Modified glassy carbon electrode with AuNPs using cis-[RuCl(dppb)(bipy)(4-vpy)]+ as crossed linking agent

Abstract

This work links aspects of non-covalent interaction among gold nanoparticles (AuNPs) and ruthenium complexes, which were used to modify the surface of the glassy carbon electrode (GCE), without the necessity of a sulfur substrate with a covalent bond between gold–sulfur (Au–S), to keep the AuNPs onto the surface of the electrode. The AuNPs were synthesized by the method of encapsulation by citrate conferring on them a negative charge. The ruthenium complex [RuCl(dppb)(bipy)(4-vpy]+ was synthesized by ligand exchange in its coordination sphere, giving it a positive charge. A thin film of [RuCl(dppb)(bipy)(4-vpy)]+ was generated onto the surface of glassy carbon electrode (GCE), using cyclic voltammetry, under potential cycling between −0.9 and −2.4V, to produce the CGE–Ru+ electrode.

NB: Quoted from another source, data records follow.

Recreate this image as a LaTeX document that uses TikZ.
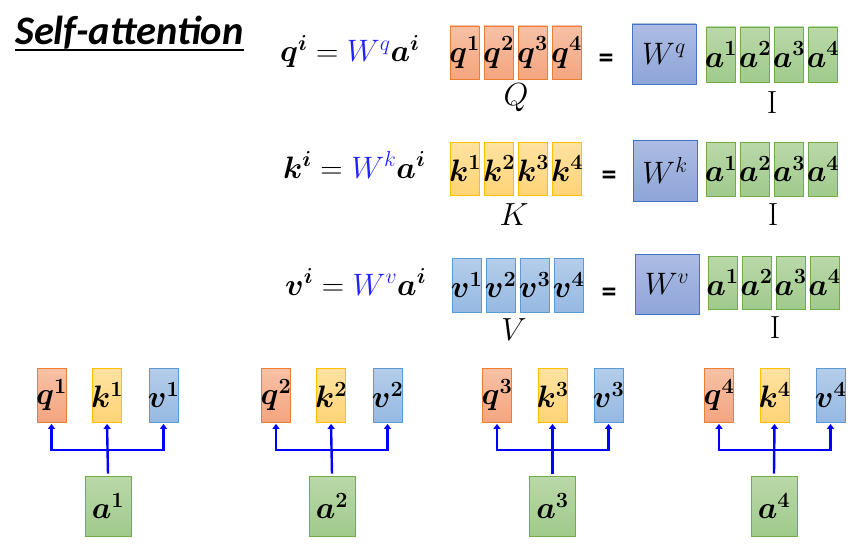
\RequirePackage{fix-cm}
\documentclass[tikz,border=0pt]{standalone}
\usepackage{fontspec}
\usepackage{bm}
\usepackage{tikz}
\usetikzlibrary{arrows.meta,positioning}

\newfontfamily\titlefont{Carlito}
\newcommand{\cellvec}[1]{\makebox[0pt]{$\bm{#1}$}}

\definecolor{qline}{HTML}{ED7D31}
\definecolor{qtop}{HTML}{F7C1A6}
\definecolor{qbot}{HTML}{F4A57F}
\definecolor{kline}{HTML}{FFC000}
\definecolor{ktop}{HTML}{FFE2A2}
\definecolor{kbot}{HTML}{FFD476}
\definecolor{vline}{HTML}{5B9BD5}
\definecolor{vtop}{HTML}{B5CDEA}
\definecolor{vbot}{HTML}{96B9E2}
\definecolor{aline}{HTML}{70AD47}
\definecolor{atop}{HTML}{BAD8A9}
\definecolor{abot}{HTML}{A0CA8C}
\definecolor{wline}{HTML}{4472C4}
\definecolor{wtop}{HTML}{ADBCE4}
\definecolor{wbot}{HTML}{8EA5D8}
\definecolor{linkblue}{HTML}{0000FF}
\definecolor{eqblue}{HTML}{2222FF}

\begin{document}
\begin{tikzpicture}[
  x=1pt, y=-1pt,
  cell/.style={
    draw,
    line width=0.8pt,
    inner sep=0pt,
    minimum width=29pt,
    minimum height=54pt,
    font=\fontsize{31}{34}\selectfont
  },
  qcell/.style={cell, draw=qline, top color=qtop, bottom color=qbot},
  kcell/.style={cell, draw=kline, top color=ktop, bottom color=kbot},
  vcell/.style={cell, draw=vline, top color=vtop, bottom color=vbot},
  acell/.style={cell, draw=aline, top color=atop, bottom color=abot},
  weight/.style={
    cell,
    draw=wline,
    top color=wtop,
    bottom color=wbot,
    minimum width=64pt,
    minimum height=60pt
  },
  input/.style={acell, minimum width=46pt, minimum height=60pt},
  link/.style={
    -{Triangle[length=5pt,width=7pt]},
    line width=2.4pt,
    draw=linkblue
  },
  eqn/.style={
    anchor=base west,
    inner sep=0pt,
    font=\fontsize{31}{34}\selectfont
  },
  eqsign/.style={
    inner sep=0pt,
    font=\titlefont\bfseries\fontsize{30}{32}\selectfont
  },
  matname/.style={
    inner sep=0pt,
    font=\fontsize{32}{34}\selectfont
  }
]
\useasboundingbox (0,0) rectangle (860,551);

% Tiêu đề
\node[anchor=base west, inner sep=0pt,
  font=\titlefont\bfseries\itshape\fontsize{40.5}{42}\selectfont]
  (title) at (15,45) {Self-attention};
\draw[line width=1.4pt] (title.south west) -- (title.south east);

% Các phương trình
\node[eqn] (eqq) at (280,62)
  {$\bm{q^i} = \textcolor{eqblue}{W^q}\bm{a^i}$};
\node[eqn] (eqk) at (283,178)
  {$\bm{k^i} = \textcolor{eqblue}{W^k}\bm{a^i}$};
\node[eqn] (eqv) at (285,295)
  {$\bm{v^i} = \textcolor{eqblue}{W^v}\bm{a^i}$};

% Hàng Q
\foreach \i in {1,...,4}
  \node[qcell, minimum height=53pt] (Q\i) at ({430.5+34*\i},52.5) {\cellvec{q^{\i}}};
\node[eqsign] (eqsq) at (606,61) {=};
\node[weight] (wq) at (664,54) {$W^q$};
\foreach \i in {1,...,4}
  \node[acell, minimum height=55pt] (aq\i) at ({687+34*\i},54.5) {\cellvec{a^{\i}}};
\node[matname] (nq) at (516,98) {$Q$};
\node[matname] (iq) at (772,103) {I};

% Hàng K
\foreach \i in {1,...,4}
  \node[kcell, minimum height=53pt] (K\i) at ({431+34*\i},168.5) {\cellvec{k^{\i}}};
\node[eqsign] (eqsk) at (609,178) {=};
\node[weight, minimum height=61pt] (wk) at (665,170.5) {$W^k$};
\foreach \i in {1,...,4}
  \node[acell] (ak\i) at ({687+34*\i},169) {\cellvec{a^{\i}}};
\node[matname] (nk) at (514,215) {$K$};
\node[matname] (ik) at (773,215) {I};

% Hàng V
\foreach \i in {1,...,4}
  \node[vcell] (V\i) at ({432.5+34*\i},285) {\cellvec{v^{\i}}};
\node[eqsign] (eqsv) at (609,295) {=};
\node[weight] (wv) at (667,284) {$W^v$};
\foreach \i in {1,...,4}
  \node[acell, minimum height=53pt] (av\i) at ({688.5+34*\i},282.5) {\cellvec{a^{\i}}};
\node[matname] (nv) at (514,330) {$V$};
\node[matname] (iv) at (775,328) {I};

% Từng đầu vào a^i -> q^i, k^i, v^i
\foreach \i/\xq/\xk/\xv/\xa in {1/51.5/107/163.5/108,
                                2/276/331/387.5/332,
                                3/497/552.5/608.5/552.5,
                                4/719/774.5/830.5/774}{
  \node[qcell] (q\i) at (\xq,395) {\cellvec{q^{\i}}};
  \node[kcell] (k\i) at (\xk,395) {\cellvec{k^{\i}}};
  \node[vcell] (v\i) at (\xv,395) {\cellvec{v^{\i}}};
  \node[input] (a\i) at (\xa,506) {\cellvec{a^{\i}}};
  \coordinate (j\i) at (k\i.south |- 0,450);
  \draw[link, shorten >=1.5pt] ([yshift=2pt]a\i.north) -- (k\i.south);
  \draw[link, shorten >=1.5pt] (j\i) -| (q\i.south);
  \draw[link, shorten >=1.5pt] (j\i) -| (v\i.south);
}

\end{tikzpicture}
\end{document}
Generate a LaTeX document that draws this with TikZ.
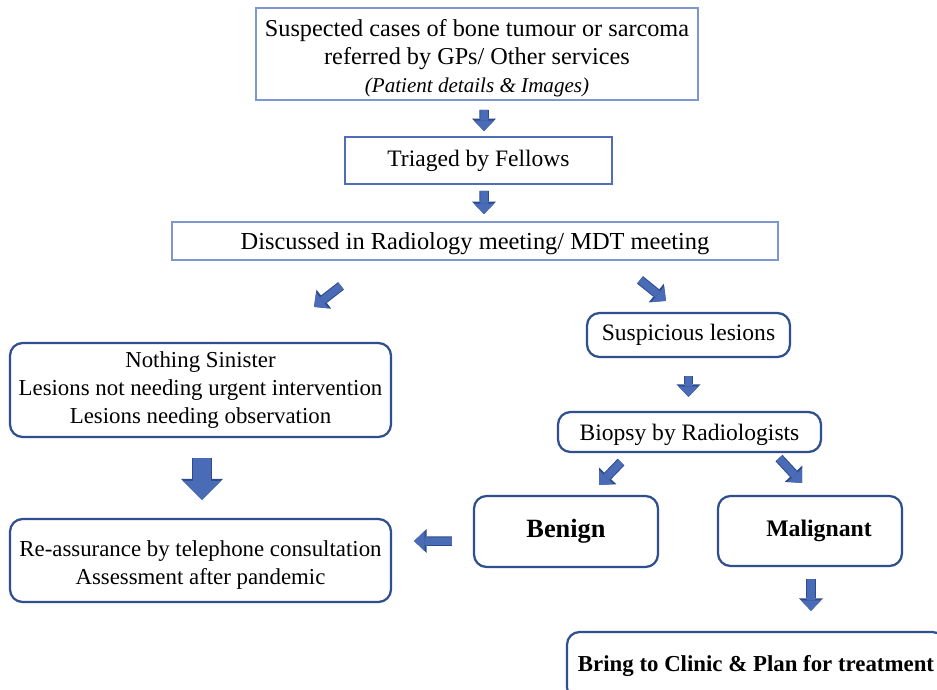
\documentclass[tikz,border=0pt]{standalone}
\usepackage{fontspec}
\setmainfont{Liberation Serif}
\usepackage{tikz}
\usetikzlibrary{arrows.meta}
\definecolor{paleedge}{HTML}{7F97CF}
\definecolor{midedge}{HTML}{4F6EB6}
\definecolor{navyedge}{HTML}{2F4F8F}
\definecolor{arrowfill}{HTML}{4A6BB5}
\definecolor{arrowedge}{HTML}{2C4A8C}
\tikzset{
  sqbox/.style={draw=#1, line width=0.035cm, fill=white, inner sep=0pt, align=center},
  rbox/.style={draw=navyedge, line width=0.045cm, rounded corners=0.25cm, fill=white, inner sep=0pt, align=center},
  blk/.style={draw=arrowfill, line width=0.15cm, -{Triangle[width=0.4cm,length=0.21cm,line width=0pt]},
    preaction={draw=arrowedge, line width=0.19cm, -{Triangle[width=0.48cm,length=0.25cm,line width=0pt]}}},
  bigblk/.style={draw=arrowfill, line width=0.36cm, -{Triangle[width=0.76cm,length=0.38cm,line width=0pt]},
    preaction={draw=arrowedge, line width=0.40cm, -{Triangle[width=0.84cm,length=0.42cm,line width=0pt]}}},
  leftfont/.style={font=\fontsize{13}{15.9}\selectfont}
}

\begin{document}
\begin{tikzpicture}[x=0.02cm, y=-0.02cm, every node/.style={font=\fontsize{13.4}{15.9}\selectfont}]
\useasboundingbox[fill=white] (0,0) rectangle (937,690);

\node[sqbox=paleedge, minimum width=8.84cm, minimum height=1.84cm, font=\fontsize{13.8}{16.2}\selectfont] (top) at (477,54)
  {\rule{0pt}{14.5pt}Suspected cases of bone tumour or sarcoma\\ referred by GPs/ Other services\\ {\fontsize{12}{15.9}\selectfont\itshape (Patient details \& Images)}};
\node[sqbox=midedge, minimum width=5.34cm, minimum height=0.94cm] (tri) at (478.5,160.5) {Triaged by Fellows};
\node[sqbox=paleedge, minimum width=12.12cm, minimum height=0.76cm, font=\fontsize{13.9}{16}\selectfont] (disc) at (475,241) {\rule{0pt}{12.5pt}Discussed in Radiology meeting/ MDT meeting};

\node[rbox, leftfont, minimum width=7.62cm, minimum height=1.88cm] (nothing) at (200.5,390)
  {Nothing Sinister\\ Lesions not needing urgent intervention\\ Lesions needing observation};
\node[rbox, leftfont, minimum width=7.62cm, minimum height=1.66cm] (reassure) at (200.5,560.5)
  {\rule{0pt}{14pt}Re-assurance by telephone consultation\\ Assessment after pandemic};

\node[rbox, minimum width=4.06cm, minimum height=0.88cm] (susp) at (688.5,335) {Suspicious lesions};
\node[rbox, minimum width=5.26cm, minimum height=0.8cm] (biopsy) at (689.5,432) {\rule{0pt}{12.5pt}Biopsy by Radiologists};
\node[rbox, minimum width=3.68cm, minimum height=1.42cm, font=\fontsize{15}{18}\selectfont\bfseries] (benign) at (566,531.5) {Benign};
\node[rbox, minimum width=3.68cm, minimum height=1.4cm, font=\fontsize{13.5}{16}\selectfont\bfseries] (malig) at (810,531) {\hspace*{0.36cm}Malignant};
\node[rbox, minimum width=7.56cm, minimum height=1.36cm, font=\fontsize{13}{16}\selectfont\bfseries] (bring) at (756,666) {Bring to Clinic \& Plan for treatment};

\draw[blk] ([shift={(7,9)}]top.south) -- ([shift={(5.5,-5)}]tri.north);
\draw[blk] ([shift={(5.5,6)}]tri.south) -- ([shift={(9,-7)}]disc.north);
\draw[blk] ([shift={(-134,25)}]disc.south) -- ([shift={(113.5,-35)}]nothing.north);
\draw[blk] ([shift={(165,19)}]disc.south) -- ([shift={(-22.5,-11)}]susp.north);
\draw[blk] ([shift={(0,18)}]susp.south) -- ([shift={(-1,-14)}]biopsy.north);
\draw[blk] ([shift={(-68.5,9)}]biopsy.south) -- ([shift={(33,-10)}]benign.north);
\draw[blk] ([shift={(89.5,5)}]biopsy.south) -- ([shift={(-8,-12)}]malig.north);
\draw[bigblk] ([shift={(1.5,20)}]nothing.south) -- ([shift={(1.5,-18)}]reassure.north);
\draw[blk] ([shift={(-21,9.5)}]benign.west) -- ([shift={(22,-19.5)}]reassure.east);
\draw[blk] ([shift={(1,12)}]malig.south) -- ([shift={(55,-20)}]bring.north);
\end{tikzpicture}
\end{document}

Afterward, the GCE–Ru+ electrode was kept in a colloidal suspension of AuNPs for 1h to incorporate them onto the surface of GCE–Ru+ by electrostatic interaction. The resulting electrode GCE–Ru–AuNPs was finally washed with water to remove the excess of AuNPs and it was used to acetaminophen detection by cyclic voltammetry. To find the optimum analysis conditions of the modified electrode, studies were conducted to understand; which were: the number of cyclic voltammograms to produce the film, dip-coating time in AuNPs, pH, scan rate and repeatability. The Ru–AuNPs aggregates were analyzed by UV–Vis spectroscopy (UV–Vis), Fourier transform infrared spectroscopy–attenuated total reflectance (FTIR–ATR), nuclear magnetic resonance of phosphorus (31P{1H} NMR), cyclic voltammetry (CV); scanning electron microscopy with energy dispersive spectroscopy (SEM–EDS) and transmission electron microscopy with energy dispersive spectroscopy (TEM–EDS). The X-ray structure of [RuCl(dppb)(5,5′-Me-bipy)(4-vpy)](PF6) was determinate.